March 15, 2012 |

Grace: To have an intimate knowledge of the Lord, to love him more devotedly, and to follow him more whole-heartedly.

Text for Prayer: Lk 2:41-52

Reflection: Today’s passage on the finding of Jesus in the temple might raise some prickly questions for us. When we first read Jesus’s response to his mother’s question of “Son, why have you treated us so?” we might ask whether Jesus is treating his human parents unfairly. How could a mother not worry about a son who is missing for three days? Why couldn’t Jesus have told his parents that he needed to spend time in his Heavenly Father’s house? However, this passage contains some pretty profound insights into Jesus’s identity as both the Son of God and the Son of Mary, and it hopefully helps us to understand our own relationship to God and Mary as well.

The fact that Jesus goes up to the Temple each year for the Feast of Passover shows that he is obedient to the Law of Moses. As a devout Jew, he fulfills the obligations of his religion and subjects himself to its precepts, even though he is the Son of God. The fact that Jesus leaves the temple to go home with his parents shows that he ultimately does subject himself to their discipline. Though God, he humbles himself to be obedient to his human parents and conforms his adolescent life to their will. However, Jesus also says that he “must be in [his] Father’s house.” In this way, Jesus maintains the primacy of his obedience to his Father’s will. While obedient to both Law and mother, Jesus is first and foremost the Son of the Father and the one who will ultimately say, “Thy will be done” on Calvary.

The message of this three-fold obedience of Jesus should give us pause, for Jesus models for us Christians precisely how we are to conform our will to not only the law of our religion and the discipline of our (often less than perfect) parents but ultimately to the will of God. This can sometimes put us in a predicament when we must choose between the good of following the law and fulfilling familial obligations and the good that is God’s will for us in our lives. How can we choose between two good things?

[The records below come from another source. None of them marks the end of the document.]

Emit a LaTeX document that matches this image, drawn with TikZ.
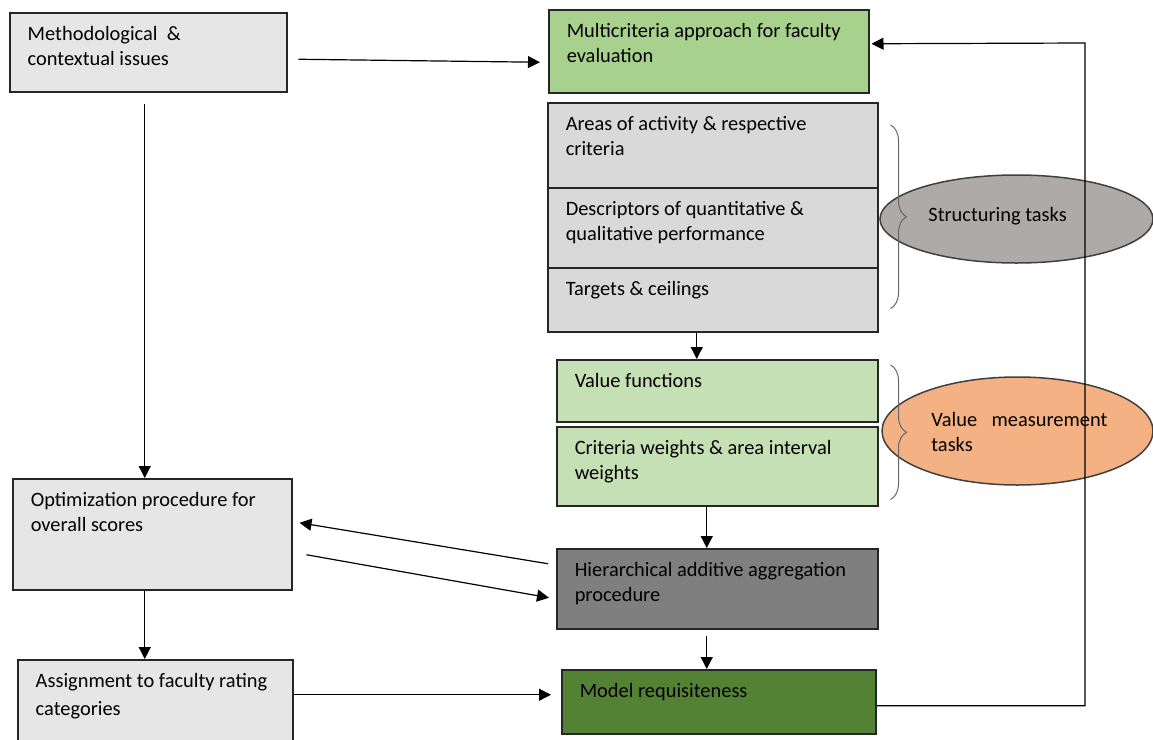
\documentclass[tikz,border=0pt]{standalone}
\usepackage{fontspec}
\setmainfont{Carlito}
\usepackage{tikz}
\usetikzlibrary{arrows.meta,shapes.geometric,decorations.pathreplacing}

\definecolor{boxgrey}{HTML}{E7E6E6}
\definecolor{taskgrey}{HTML}{D9D9D9}
\definecolor{lightgreen}{HTML}{A9D18E}
\definecolor{palegreen}{HTML}{C5E0B4}
\definecolor{darkgreen}{HTML}{548235}
\definecolor{midgrey}{HTML}{7F7F7F}
\definecolor{ellgrey}{HTML}{AEAAAA}
\definecolor{peach}{HTML}{F4B183}

\newcommand{\boxtext}[3]{\parbox[t][#2][t]{#1}{\raggedright\rule{0pt}{8pt}#3}}

\begin{document}
\begin{tikzpicture}[x=0.5pt, y=-0.5pt,
    every node/.style={font=\fontsize{10.2pt}{12.3pt}\selectfont},
    box/.style={draw=black!85, line width=0.75pt, anchor=north west, inner xsep=9pt, inner ysep=6pt},
    task/.style={ellipse, draw=black!75, line width=0.75pt, inner sep=0pt},
    arr/.style={-{Triangle[length=6pt,width=6pt]}, line width=0.6pt},
    curly/.style={decorate, decoration={brace, amplitude=8pt}, draw=black!60, line width=0.5pt}]
    \clip (0,0) rectangle (1153,740);
    % linker kolom
    \node[box, fill=boxgrey] (meth) at (9,12) {\boxtext{120.5pt}{27.5pt}{Methodological\ \ \&\\contextual issues}};
    \node[box, fill=boxgrey] (opt) at (12,478) {\boxtext{121.5pt}{43.5pt}{Optimization procedure for\\overall scores}};
    \node[box, fill=boxgrey] (assign) at (17,659) {\boxtext{119.5pt}{32.5pt}{Assignment to faculty rating\\[1.5pt]categories}};
    % middelste kolom
    \node[box, fill=lightgreen] (multi) at (548,9) {\boxtext{142pt}{29.5pt}{Multicriteria approach for faculty\\evaluation}};
    \node[box, fill=taskgrey] (areas) at (547,102) {\boxtext{147pt}{30.5pt}{Areas of activity \& respective\\criteria}};
    \node[box, fill=taskgrey] (desc) at (547,187) {\boxtext{147pt}{28pt}{Descriptors of quantitative \&\\qualitative performance}};
    \node[box, fill=taskgrey] (targ) at (547,267) {\boxtext{147pt}{20pt}{Targets \& ceilings}};
    \node[box, fill=palegreen] (valf) at (556,359) {\boxtext{142.5pt}{19pt}{Value functions}};
    \node[box, fill=palegreen] (crit) at (556,426) {\boxtext{142.5pt}{27.5pt}{Criteria weights \& area interval\\weights}};
    \node[box, fill=midgrey] (hier) at (556,548) {\boxtext{142.5pt}{28pt}{Hierarchical additive aggregation\\procedure}};
    \node[box, fill=darkgreen] (model) at (561,669) {\boxtext{139pt}{20pt}{Model requisiteness}};
    % taken
    \node[task, fill=ellgrey, minimum width=136.5pt, minimum height=44pt] (struct) at (1016.5,219) {};
    \node[task, fill=peach, minimum width=135.5pt, minimum height=54pt] (value) at (1017.5,431) {};
    \node[anchor=west, inner sep=0pt] (structtxt) at (928,216) {Structuring tasks};
    \node[anchor=north west, inner sep=0pt, align=left] (valuetxt) at (931,412) {\makebox[88pt][s]{Value measurement}\\tasks};
    % accolades
    \draw[curly] ([xshift=6pt,yshift=-11.5pt]areas.north east) -- ([xshift=6pt,yshift=12pt]targ.south east);
    \draw[curly] ([xshift=6pt,yshift=-3pt]valf.north east) -- ([xshift=6pt,yshift=3.5pt]crit.south east);
    % pijlen
    \draw[arr] ([xshift=5.5pt,yshift=-3.5pt]meth.east) -- ([xshift=-4pt,yshift=-5.5pt]multi.west);
    \draw[arr] ([xshift=-1.75pt,yshift=-5.5pt]meth.south) -- ([xshift=-1.75pt]meth.south |- opt.north);
    \draw[arr] ([xshift=-8pt]targ.south) -- ([xshift=-8pt]targ.south |- valf.north);
    \draw[arr] ([xshift=-5.25pt]crit.south) -- ([xshift=-5.25pt]crit.south |- hier.north);
    \draw[arr] ([xshift=-5.25pt,yshift=-3pt]hier.south) -- ([xshift=-5.25pt]hier.south |- model.north);
    \draw[arr] ([xshift=-4pt,yshift=12.5pt]hier.west) -- ([xshift=3.5pt,yshift=5.75pt]opt.east);
    \draw[arr] ([xshift=7pt,yshift=-10.25pt]opt.east) -- ([xshift=-3.5pt,yshift=-4.5pt]hier.west);
    \draw[arr] ([xshift=-3.75pt]opt.south) -- ([xshift=-3.75pt]opt.south |- assign.north);
    \draw[arr] ([yshift=3.5pt]model.west -| assign.east) -- ([xshift=-5pt,yshift=3.5pt]model.west);
    % terugkoppeling
    \coordinate (fb) at (1085,43);
    \draw[arr] ([yshift=-2pt]model.east) -| (fb) -- ([xshift=1pt,yshift=3.75pt]multi.east);
\end{tikzpicture}
\end{document}
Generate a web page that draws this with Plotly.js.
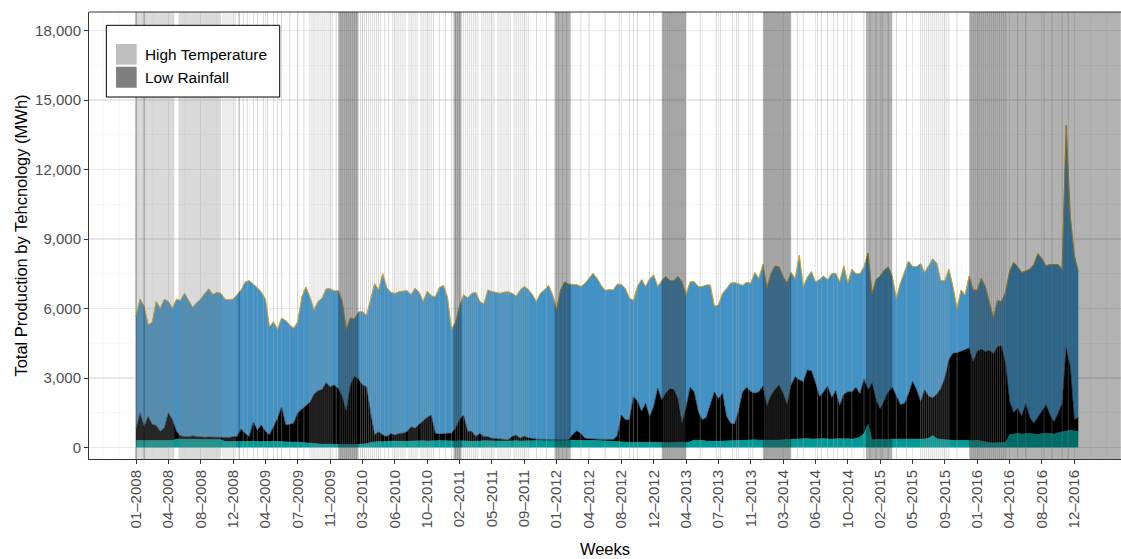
<!DOCTYPE html>
<html><head><meta charset="utf-8">
<script src="https://cdn.plot.ly/plotly-3.0.1.min.js"></script>
<style>html,body{margin:0;padding:0;background:#fff}#chart{width:1121px;height:559px}</style>
</head><body><div id="chart"></div>
<script>
// x-axis tick labels (one every 16 weeks; 52 weeks per year, week 0 = first week of 2008)
const tickLabels = ["01–2008","04–2008","08–2008","12–2008","04–2009","07–2009","11–2009","03–2010","06–2010","10–2010","02–2011","05–2011","09–2011","01–2012","04–2012","08–2012","12–2012","04–2013","07–2013","11–2013","03–2014","06–2014","10–2014","02–2015","05–2015","09–2015","01–2016","04–2016","08–2016","12–2016"];
const tickWeeks = [0,16,32,48,64,80,96,112,128,144,160,176,192,208,224,240,256,272,288,304,320,336,352,368,384,400,416,432,448,464];

// Stacked levels (MWh), sampled every second week (weeks 0,2,4,...)
// top of the whole stack (hydro on top of thermal on top of minor plants)
const totalLevel = [
5650,6400,6100,5300,5400,6300,6000,6400,6300,6000,
6400,6350,6650,6350,6050,6250,6400,6650,6850,6600,
6700,6650,6400,6380,6400,6600,6800,7150,7200,7050,
6900,6700,6400,5200,5430,5100,5590,5480,5290,5150,
5430,6500,6930,6500,5950,6300,6450,6850,6850,6760,
6770,6300,5100,5600,5550,5850,5870,5700,6400,7080,
6800,7500,6900,6700,6650,6720,6750,6770,6600,6870,
6700,6300,6750,6550,6500,6900,7000,6500,5100,5400,
6100,6600,6450,6650,6700,6300,6200,6800,6730,6700,
6655,6700,6720,6655,6530,6800,6950,6820,6600,6300,
6655,6800,7000,6600,5950,6820,7150,7050,7050,7030,
6950,7080,7300,7520,7300,7000,6780,6820,6800,7050,
7040,6850,6450,6350,6950,7250,6950,7280,7450,6950,
7200,7380,7200,7200,7380,7150,6600,7150,7160,6950,
6950,7015,7015,6100,6150,6650,6850,7090,7120,7050,
7000,7130,7100,7550,7300,7900,6900,7500,7830,7800,
7374,7100,7550,7300,8300,6950,7350,7600,7150,7250,
7400,7240,7500,7520,7150,7850,7100,7700,7500,7500,
7800,8400,6655,7250,7400,7650,7800,7374,6450,7087,
7550,8050,7810,7806,7940,7550,7850,8150,7950,7200,
7200,7700,6950,6000,6800,6583,7400,6800,6800,7300,
6950,6250,5600,6350,6300,6700,7600,8000,7800,7550,
7620,7700,7900,8370,8150,7850,7900,7900,7900,7700,
13900,10000,8300,7600];
// top of thermal (thermal stacked on minor plants)
const thermalLevel = [
800,1500,900,1350,1000,950,700,850,1500,1200,
700,500,480,470,500,470,460,440,450,440,
460,450,420,430,470,480,800,600,480,1100,
750,970,700,550,900,1260,1750,971,1000,1050,
1500,1650,1780,1950,2300,2450,2500,2800,2626,2700,
2550,2200,1550,2700,3080,2950,2700,2620,1500,550,
680,540,470,600,540,600,620,680,899,830,
1000,1150,1300,1400,600,580,611,611,611,830,
1200,1400,700,700,480,600,480,470,400,380,
360,350,340,470,540,400,500,420,380,360,
350,340,330,330,325,325,330,340,560,720,
600,400,380,360,350,350,350,340,350,500,
1400,1200,1187,2200,2000,1550,1900,1331,1763,2554,
2050,2350,2550,2500,2100,1043,1700,2600,2400,1550,
1187,1300,1850,2400,2100,2338,1350,1050,1000,1600,
2400,2600,2410,2340,2400,2650,1800,2250,2500,2700,
2340,1850,2700,3058,2914,2842,3350,3300,2800,2200,
2400,2650,2150,2450,1800,2300,2400,2400,2600,2300,
2950,2500,2770,2050,1650,2000,2400,2600,2250,1850,
1900,2300,2850,2500,1978,2500,2200,2150,2300,2550,
3000,3800,4067,4080,4150,4209,4300,3700,4150,4250,
4138,4200,4050,4350,4400,3600,2000,1500,1700,1350,
1900,1300,1050,1300,1600,1850,1403,1100,1475,1900,
4300,3500,1200,1300];
// top of minor plants (bottom layer)
const minorLevel = [
300,300,290,290,300,300,290,290,300,300,
360,360,350,360,360,350,350,360,360,350,
340,340,260,250,250,260,260,270,280,270,
260,250,250,260,270,260,240,250,240,230,
240,220,200,190,180,150,140,150,160,140,
130,140,150,140,130,140,150,160,220,250,
260,250,270,260,280,270,260,270,280,290,
280,290,280,270,290,300,290,280,270,280,
290,300,280,270,260,280,290,280,300,290,
280,280,290,300,290,280,290,300,290,310,
300,290,300,310,300,300,310,320,310,300,
290,290,300,310,300,290,280,270,260,250,
230,220,210,220,230,210,220,230,220,210,
220,200,210,220,240,230,220,250,320,330,
310,280,270,260,270,280,290,300,310,320,
300,310,320,330,320,310,330,320,310,320,
330,350,380,360,370,380,390,370,360,380,
390,370,360,380,390,400,380,370,390,450,
600,1000,330,350,340,360,350,370,360,350,
340,360,370,350,360,370,400,520,380,350,
330,320,310,300,310,300,290,300,310,280,
220,210,200,200,210,220,550,600,620,580,
600,620,580,560,600,620,600,580,640,680,
720,740,720,700];

// Flagged periods (week indices)
const highTempRanges = [[0,19],[21,42]];
const highTempWeeks = [43,44,45,46,47,48,49,53,55,58,60,63,65,68,70,72,76,80,83,86,87,88,89,90,91,92,93,94,95,96,97,99,101,102,103,104,105,106,107,108,109,111,112,113,114,115,116,117,118,119,120,121,123,125,127,128,129,130,131,132,133,135,136,137,138,139,141,142,143,144,145,146,147,150,153,156,158,159,160,162,163,164,165,166,167,168,169,171,172,173,174,175,176,177,179,180,181,182,183,184,185,187,188,189,190,191,192,193,194,198,203,209,211,213,220,232,239,244,246,248,254,261,262,263,264,265,266,267,268,269,270,271,279,287,289,295,297,298,303,305,311,312,313,314,315,316,317,318,319,320,321,322,323,327,330,337,339,342,345,347,350,354,360,363,366,369,372,376,381,388,389,390,391,392,393,394,395,396,397,398,399,400,401,402,406,413,414,415,416,417,418,419,420,421,422,423,424,425,426,427,428,429,430,436,440,449,453,458,461];
const lowRainRanges = [[100,110],[157,161],[207,215],[260,272],[310,324],[361,374],[412,487]];
const lowRainWeeks = [0,4,51];

const legendLabels = ["High Temperature","Low Rainfall"];

const weekIndex = totalLevel.map((_, i) => i * 2);
const FONT = '"Liberation Sans", Arial, Helvetica, sans-serif';

const traces = [
  {x: weekIndex, y: minorLevel, type:'scatter', mode:'lines', fill:'tozeroy',
   fillcolor:'#009b96', line:{color:'#009b96', width:0.5}, hoverinfo:'skip', showlegend:false, name:'Minor plants'},
  {x: weekIndex, y: thermalLevel, type:'scatter', mode:'lines', fill:'tonexty',
   fillcolor:'#000000', line:{color:'#000000', width:0.5}, hoverinfo:'skip', showlegend:false, name:'Thermal'},
  {x: weekIndex, y: totalLevel, type:'scatter', mode:'lines', fill:'tonexty',
   fillcolor:'#4292c6', line:{color:'#4292c6', width:0.5}, hoverinfo:'skip', showlegend:false, name:'Hydro'},
  {x: weekIndex, y: totalLevel, type:'scatter', mode:'lines',
   line:{color:'#e69f00', width:0.9}, hoverinfo:'skip', showlegend:false, name:'Wind'}
];

const shapes = [];
highTempRanges.forEach(r => shapes.push({type:'rect', xref:'x', yref:'paper', x0:r[0], x1:r[1], y0:0, y1:1,
  fillcolor:'rgba(128,128,128,0.3)', line:{width:0}, layer:'above'}));
highTempWeeks.forEach(w => shapes.push({type:'line', xref:'x', yref:'paper', x0:w, x1:w, y0:0, y1:1,
  line:{color:'rgba(160,160,160,0.5)', width:0.8}, layer:'above'}));
lowRainRanges.forEach(r => shapes.push({type:'rect', xref:'x', yref:'paper', x0:r[0], x1:r[1], y0:0, y1:1,
  fillcolor:'rgba(0,0,0,0.3)', line:{width:0}, layer:'above'}));
lowRainWeeks.forEach(w => shapes.push({type:'line', xref:'x', yref:'paper', x0:w, x1:w, y0:0, y1:1,
  line:{color:'rgba(0,0,0,0.35)', width:1}, layer:'above'}));
// top border of the panel
shapes.push({type:'line', xref:'paper', yref:'paper', x0:0, x1:1, y0:1, y1:1, line:{color:'#333333', width:1}, layer:'above'});
// legend box and keys
shapes.push({type:'rect', xref:'paper', yref:'paper', x0:0.0168, x1:0.1848, y0:0.8098, y1:0.9702,
  fillcolor:'#ffffff', line:{color:'#000000', width:1}, layer:'above'});
shapes.push({type:'rect', xref:'paper', yref:'paper', x0:0.0262, x1:0.0462, y0:0.8821, y1:0.9284,
  fillcolor:'#bfbfbf', line:{width:0}, layer:'above'});
shapes.push({type:'rect', xref:'paper', yref:'paper', x0:0.0262, x1:0.0462, y0:0.8306, y1:0.8776,
  fillcolor:'#7f7f7f', line:{width:0}, layer:'above'});

const annotations = [
  {xref:'paper', yref:'paper', x:0.0527, y:0.9049, xanchor:'left', yanchor:'middle', showarrow:false,
   text:legendLabels[0], font:{family:FONT, size:15.4, color:'#000000'}},
  {xref:'paper', yref:'paper', x:0.0527, y:0.8541, xanchor:'left', yanchor:'middle', showarrow:false,
   text:legendLabels[1], font:{family:FONT, size:15.4, color:'#000000'}}
];

const layout = {
  width:1121, height:559,
  margin:{l:89, r:0, t:12, b:100},
  paper_bgcolor:'#ffffff', plot_bgcolor:'#ffffff',
  font:{family:FONT, color:'#000000'},
  showlegend:false,
  xaxis:{
    range:[-23.25, 487.1], tickmode:'array', tickvals:tickWeeks, ticktext:tickLabels,
    tickangle:-90, tickfont:{family:FONT, size:15, color:'#4d4d4d'},
    ticks:'outside', ticklen:4, tickcolor:'#333333', tickwidth:1,
    showline:true, linecolor:'#333333', linewidth:1, zeroline:false,
    showgrid:true, gridcolor:'#e8e8e8', gridwidth:1.1,
    minor:{tickmode:'linear', tick0:0, dtick:8, showgrid:true, gridcolor:'#f2f2f2', gridwidth:0.6, ticks:''},
    title:{text:'Weeks', font:{family:FONT, size:16.5, color:'#000000'}, standoff:16},
    automargin:false
  },
  yaxis:{
    range:[-496, 18800], tickmode:'linear', tick0:0, dtick:3000, tickformat:',d',
    tickfont:{family:FONT, size:15, color:'#4d4d4d'},
    ticks:'outside', ticklen:4, tickcolor:'#333333', tickwidth:1,
    showline:true, linecolor:'#333333', linewidth:1, zeroline:false,
    showgrid:true, gridcolor:'#e8e8e8', gridwidth:1.1,
    minor:{tickmode:'linear', tick0:0, dtick:1500, showgrid:true, gridcolor:'#f2f2f2', gridwidth:0.6, ticks:''},
    title:{text:'Total Production by Tehcnology (MWh)', font:{family:FONT, size:16.5, color:'#000000'}, standoff:3},
    automargin:false
  },
  shapes:shapes,
  annotations:annotations
};

Plotly.newPlot('chart', traces, layout, {displayModeBar:false, staticPlot:true});
</script>
</body></html>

In his post on this topic two years ago, David Paternostro says,

St. Ignatius did not just want people to be able to choose good over evil. He recognized that a person can be presented with two good options that are not compatible with each other—the life of a husband and the life of a monk, for instance. Ignatius is very concerned that a person chooses not just what is good, but what is best. He shows this concern when speaking about the magis. Magis is a Latin word that can translate to “the greater good.” There is another Latin word, satis, that can mean “what is good enough.” These words are the origin for “magnificent” and “satisfactory,” respectively. So another way to think about it when St. Ignatius says to strive for the magis is to work for that which is magnificently good, instead of that which is satisfactorily good.

For Jesus, being in the temple is the greatest good, for Jerusalem is where he will ultimately fulfill the will of his Father that he must die on the Cross. But this will is not to be carried out at this time, and Jesus thus obediently returns to Nazareth with his parents to continue his long preparation for his Paschal mission.

The close of the passage mentions how Mary “ponders these things in her heart.” Mary does not condemn her son’s actions as wrong or complain about how her Son’s obedience to the Father has caused her such anxiety and heartache. Instead, she ponders how this might be that Jesus should so perfectly conform his will to that which is greater. She ponders the greatness of the obedience of her son, and she models for us what we should perhaps do when we are confounded by the ways of God. Mary ultimately conforms not only her will but also her understanding to her son, who remains obedient to the will of his Father in Heaven.

Questions: Do I conform my own will to the Law of my parents in faith and the precepts of my religion? When have I had to choose between two good things? What motivated my choice? How does this motivation compare with Jesus’ motivation for staying in the temple?